El renacimiento sería una respuesta por regresar a un punto de origen donde las cosas se hicieran más fáciles de sobrellevar, aunque con espinosos desafíos. Primero, el evangelio de Juan muestra un Jesús que invita a creer en su testimonio cueste lo que cueste. Para ingresar en el reino de Dios, se necesitaría nacer desde arriba. “El viento sopla donde quiere, y tú oyes su silbido, pero no sabes de dónde viene ni adónde va. Lo mismo le sucede al que ha nacido del espíritu”, habría explicado Jesús. Esto tiene connotaciones políticas porque el hecho de renacer, muchas veces implica transformarse tan profundamente que no existiría lugar para las dudas; por lo tanto, la transformación personal impulsa también a seguir decididamente el camino indicado por aquel líder sobrenatural: Cristo.

Segundo, qué pasaría hoy día. Si cada uno de nosotros buscará incesantemente el camino del renacimiento, ¿estaríamos condenados a avanzar solitariamente, o buscaríamos un líder? ¿Al tratar de renacer, nosotros mismos nos convertiríamos en líderes espirituales, interpelando a los demás para que nos sigan? Una vez renacidos, es probable que surja cierta arrogancia y tentación por considerarnos dioses, aunque marcados por la fragilidad de la muerte; esto abre una vez más la herida de no saber cómo seguir adelante; las opciones serían: a) protegernos en el anonimato individualista y reproducir un vientre encapsulado lejos de todo compromiso; b) arriesgarse a comprometerse con un liderazgo para arrastrar a otros hacia un discutible renacimiento colectivo y político, lo cual implica vislumbrar transformaciones contradictorias.

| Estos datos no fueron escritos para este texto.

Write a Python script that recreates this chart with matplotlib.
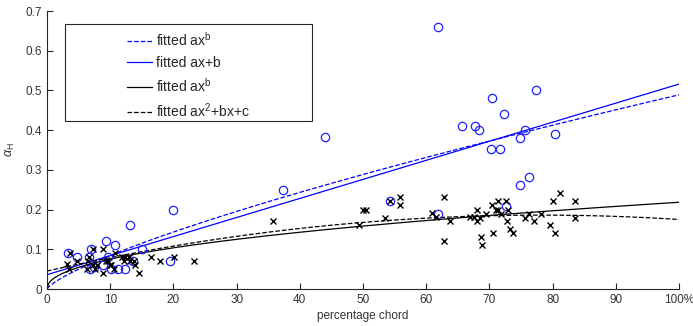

El retorno al vientre materno –protegidos y felices al interior de una órbita lejos del caos terrenal– es la otra cara del miedo a ser líderes consecuentes, firmes y capaces de morir por los demás. Es posible que todos reivindiquemos un merecido renacimiento, pero únicamente para alcanzar logros específicos, terminar tareas inconclusas o evitar errores con el fin de obtener beneficios materiales y personales. Después, muy pocas personas aceptarían el sacrificio para transformarse en lo más profundo, convirtiéndose en un ejemplo y renunciando a toda forma de autoridad terrenal.

El renacimiento ético, político y religioso estaría ligado a la posibilidad de creer ciegamente en una meta: el reino de Dios; una utopía de felicidad espiritual; y la muerte del ego. ¿Buscamos con el renacimiento la inmortalidad? Si es así, estamos equivocados porque a pesar de renacer desde adentro y desde arriba como predicó Jesús, los hombres somos tan débiles que nuestra inminente muerte inutiliza cualquier megalomanía de transformación.

Los hombres necesitan una ética, religión y un cristianismo que los ilumine para ir más allá de los conjuros inmediatos de la vida, que les otorgue discernimiento en cuanto a los límites profundos de la fragilidad humana. Solamente así tendremos la capacidad para convivir con la muerte y aceptar las contradicciones del caos humano. El sentido de lo religioso tiende a enseñar una verdad sencilla: no hay únicamente un mañana, sino un pasado mañana y que la diferencia entre éxito y fracaso rara vez se manifiesta claramente. La ética enseña mucho, así como la religión invita a cruzar los ríos crecidos de una convivencia más pacífica y autoconsciente de múltiples limitaciones.